Willie Nelson faced some backlash from conservative fans (who apparently weren't paying too close attention to his politics for the first five or six decades of his career) after he endorsed Democrat Beto O'Rourke over Ted Cruz in Texa's Senate race last year. Nelson has been vocal in his outrage over Trump's border separation policy, writing, "What’s going on at our southern border is outrageous. Christians everywhere should be up in arms. What happened to ‘Bring us your tired and weak and we will make them strong?’ This is still the promised land." In September, he debuted a new song, "Vote 'Em Out," at a rally for O'Rourke in Austin, and the following month he released a studio version of the song in support of RAICES, a non-profit that provides free and low-cost legal services to immigrants in Texas.

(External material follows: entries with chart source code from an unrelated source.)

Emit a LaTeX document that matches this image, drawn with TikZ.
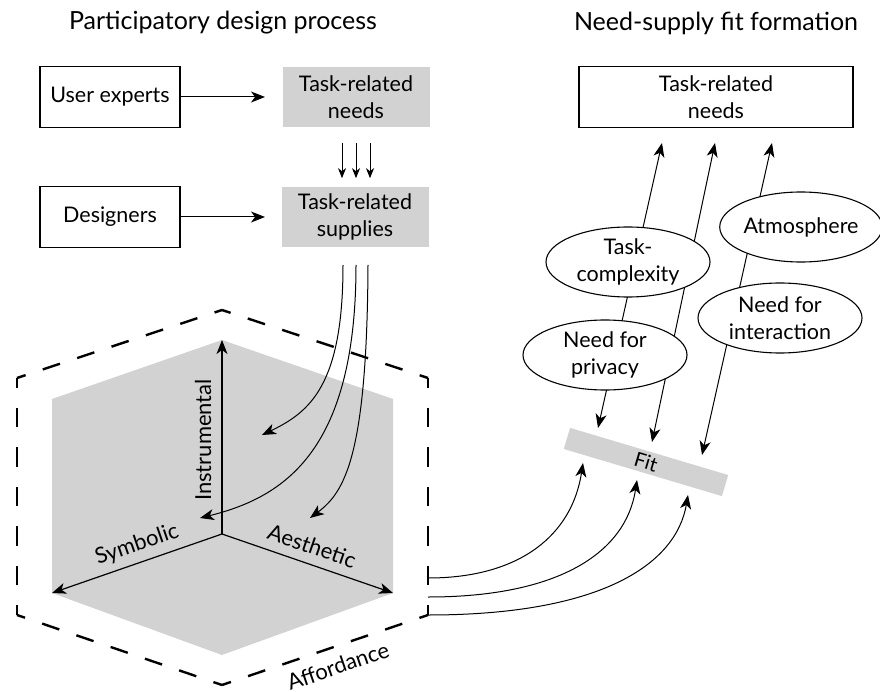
\documentclass[tikz,border=0pt]{standalone}
\usepackage{fontspec}
\setmainfont{Lato}
\usetikzlibrary{arrows.meta,shapes.geometric,calc}

\definecolor{panel}{RGB}{210,210,210}

\begin{document}
\begin{tikzpicture}[x=1pt,y=-1pt,
  every node/.style={font=\fontsize{21.5}{27}\selectfont, align=center, inner sep=0pt},
  title/.style={font=\fontsize{25}{30}\selectfont},
  plainbox/.style={draw, line width=1.2pt, minimum height=61pt},
  graybox/.style={fill=panel, minimum width=147pt, minimum height=60pt},
  oval/.style={ellipse, draw, fill=white, line width=1.1pt, minimum width=164pt, minimum height=70pt},
  axislabel/.style={font=\fontsize{22}{26}\selectfont},
  bigtip/.tip={Stealth[length=14pt, width=11pt, inset=4pt]},
  smalltip/.tip={Stealth[length=10pt, width=8pt, inset=3pt]},
  arr/.style={line width=1pt, -{bigtip}},
  twoway/.style={line width=1pt, {bigtip}-{bigtip}},
  hexside/.style={line width=2.4pt, dash pattern=on #1 off #1, dash phase=0.5*#1},
]
\useasboundingbox (0,0) rectangle (880,692);

% ---------- headings ----------
\node[title] (t1) at (223,23) {Participatory design process};
\node[title] (t2) at (716,23) {Need-supply fit formation};

% ---------- participatory design process ----------
\node[plainbox, minimum width=140pt] (ue) at (110,97) {User experts};
\node[plainbox, minimum width=140pt] (des) at (110,217) {Designers};
\node[graybox] (need) at (356,97) {Task-related\\needs};
\node[graybox] (sup) at (355,217) {Task-related\\supplies};

\coordinate (ueT) at (265,97);
\coordinate (desT) at (265,217);
\draw[arr] (ue.east) -- (ueT);
\draw[arr] (des.east) -- (desT);

\foreach \dx in {-14,0,14}{
  \draw[line width=1pt, -{smalltip}] ($(need.south)+(\dx,16)$) -- ($(need.south)+(\dx,51)$);
}

% ---------- affordance cube ----------
\coordinate (hT)  at (222,310);
\coordinate (hTR) at (428,378);
\coordinate (hBR) at (428,615);
\coordinate (hB)  at (222,685);
\coordinate (hBL) at (17,615);
\coordinate (hTL) at (17,378);

\coordinate (cT)  at (222,340);
\coordinate (cTR) at (393,399);
\coordinate (cBR) at (393,593);
\coordinate (cB)  at (222,655);
\coordinate (cBL) at (52,593);
\coordinate (cTL) at (52,399);
\coordinate (cO)  at (222,534);

\fill[panel] (cT) -- (cTR) -- (cBR) -- (cB) -- (cBL) -- (cTL) -- cycle;

\draw[hexside=18.1pt] (hT) -- (hTR);
\draw[hexside=19.75pt] (hTR) -- (hBR);
\draw[hexside=18.1pt] (hBR) -- (hB);
\draw[hexside=18.1pt] (hB) -- (hBL);
\draw[hexside=19.75pt] (hBL) -- (hTL);
\draw[hexside=18.1pt] (hTL) -- (hT);

\draw[line width=1.2pt, -{bigtip}] (cO) -- (cT);
\draw[line width=1.2pt, -{bigtip}] (cO) -- (cBL);
\draw[line width=1.2pt, -{bigtip}] (cO) -- (cBR);

\node[axislabel, rotate=90] (lInst) at (203,440) {Instrumental};
\node[axislabel, rotate=19] (lSym) at (137,545) {Symbolic};
\node[axislabel, rotate=-19] (lAes) at (312,546) {Aesthetic};
\node[axislabel, rotate=19] (lAff) at (338,666) {Affordance};

% supplies flowing into the cube
\coordinate (s1) at (343,265);
\coordinate (s2) at (356,265);
\coordinate (s3) at (368,265);
\coordinate (e1) at (262,435);
\coordinate (e2) at (200,518);
\coordinate (e3) at (310,518);
\draw[arr] (s1) .. controls (343,385) and (310,412) .. (e1);
\draw[arr] (s2) .. controls (356,450) and (285,497) .. (e2);
\draw[arr] (s3) .. controls (367,455) and (345,492) .. (e3);

% ---------- need-supply fit formation ----------
\node[plainbox, minimum width=274pt] (rneed) at (716,97) {Task-related\\needs};

\node[fill=panel, rotate=-16.6, minimum width=165pt, minimum height=22pt,
      font=\fontsize{20}{24}\selectfont] (fit) at (646,462) {Fit};

\coordinate (a1) at (598,428);
\coordinate (b1) at (662,143);
\coordinate (a2) at (652,442);
\coordinate (b2) at (715,143);
\coordinate (a3) at (702,455);
\coordinate (b3) at (772,143);
\draw[twoway] (a1) -- (b1);
\draw[twoway] (a2) -- (b2);
\draw[twoway] (a3) -- (b3);

\node[oval] (tc) at (628,262) {Task-\\complexity};
\node[oval, minimum width=158pt] (atm) at (801,227) {Atmosphere};
\node[oval] (nfi) at (780,318) {Need for\\interaction};
\node[oval] (nfp) at (605,355) {Need for\\privacy};

% affordance curves into the fit
\coordinate (f1) at (428,578);
\coordinate (f2) at (428,597);
\coordinate (f3) at (428,615);
\coordinate (g1) at (583,463);
\coordinate (g2) at (637,480);
\coordinate (g3) at (688,495);
\draw[arr] (f1) .. controls (520,578) and (572,535) .. (g1);
\draw[arr] (f2) .. controls (560,597) and (626,552) .. (g2);
\draw[arr] (f3) .. controls (600,615) and (676,565) .. (g3);
\end{tikzpicture}
\end{document}
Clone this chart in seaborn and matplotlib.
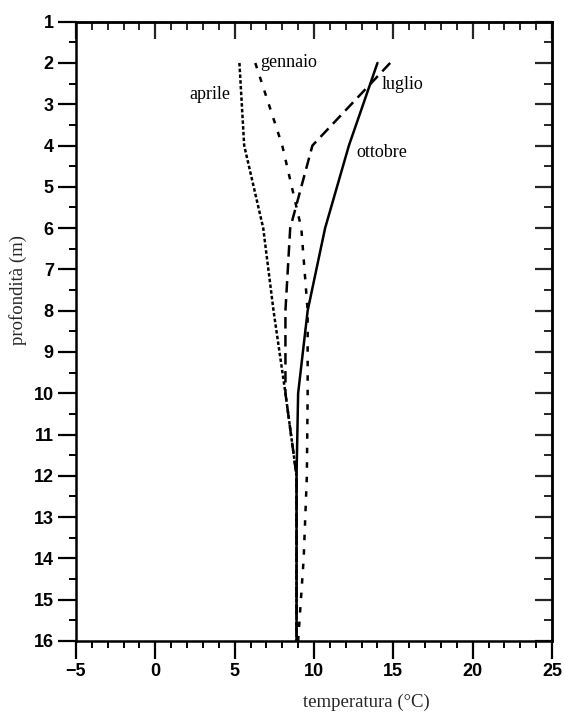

The song urges Americans to get to the polls and vote as Nelson sings, "If you don't like who's in there, vote 'em out" and reminds us that "the biggest gun we've got is the ballot box."
A Department of Peace
Nelson has supported organizations like the Peace Alliance's calls for the creation of a Department of Peace in the United States government. In 2004, Nelson backed Democrat Dennis Kucinich's presidential run, due in part to Kucinich's support of the creation of such a department. At a fundraiser for Kucinich that year, he debuted his song "Whatever Happened to Peace on Earth," inspired by his opposition to the war in Iraq. "So I guess it's just do unto others before they do it to you," he sang. "Let's just kill 'em all and let God sort 'em out/Is this what God wants us to do?"